Recorded at the ESO Art Center in Belle Haven, Virginia, the latest from Chris English documents a live performance that includes a number of well-known blues songs and a handful of original tunes. English is an acoustic performer utilizing a resonator guitar, harmonica and an old Coke crate as a percussion instrument. In addition to playing the music, English also teaches a course in blues music at a college in his Maryland hometown.

Opening with “Statesboro Blues”, English quickly establishes that he is an adept slide guitarist. His warm voice can display a rough edge one minute and then capture a mournful quality as it easily slips into a higher register. At times his singing brought John Hammond to mind. Leroy Carr’s “How Long, How Long Blues” receives a subdued run-through with some nice harp work. English covers two Howlin’ Wolf songs, tearing through “Moanin’ at Midnight” as he trades licks between the guitar and harp – then slowing the pace for a powerful version the lesser-known “No Place to Go”.

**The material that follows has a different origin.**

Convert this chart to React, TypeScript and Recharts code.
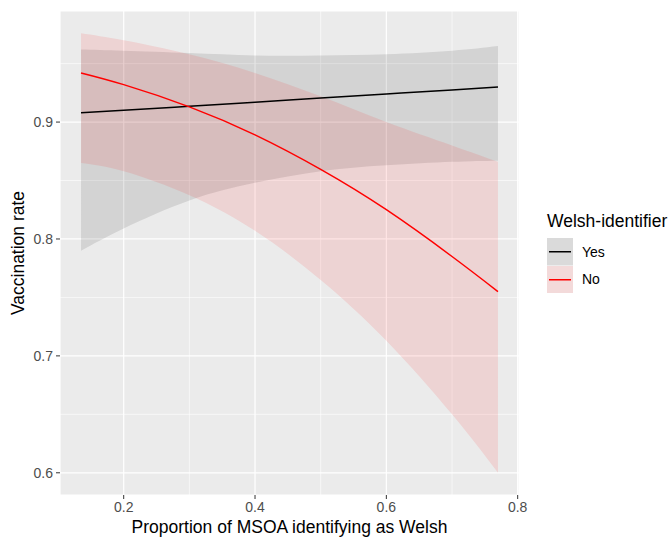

On “Can’t be Satisfied”, English maintains a strong rhythmic foundation while picking out intricate lines on his guitar that dance around his vocal. He follows that performance with another Muddy Waters tune, “Louisiana Blues”, that has a powerful vocal in addition to a nice blend fine slide guitar and harp playing. English also includes the obligatory Robert Johnson covers, delivering an intense, rockin’ version of “Ramblin’ On My Mind” that gets a big response from the appreciative audience. His take on “Crossroads” features more strong guitar playing.

English contributes five original compositions that hold up well in comparison to the rest of setlist. “Jesus Was a Bluesman” allows English to mix gospel and folk blues together as he makes a case for Jesus being the greatest bluesman ever. The up-tempo “Southern Fried” gives English a chance to have some fun with the audience shouting out their approval. The biting “Long Island Society Blues” tells the tale of an unfortunate experience English had at a Blues Challenge competition.

Occasionally English tries a bit too hard in his attempts to sing with an “authentic” blues sound. But his guitar playing is stellar throughout the recording and his harmonica provides a nice complement to the guitar without being overdone. The boisterous audience clearly enjoyed the spirited performance from English, who is able to bring life to even the better known songs. Fans of acoustic blues will find plenty to enjoy on this release, which can be purchased at Worth checking out !!!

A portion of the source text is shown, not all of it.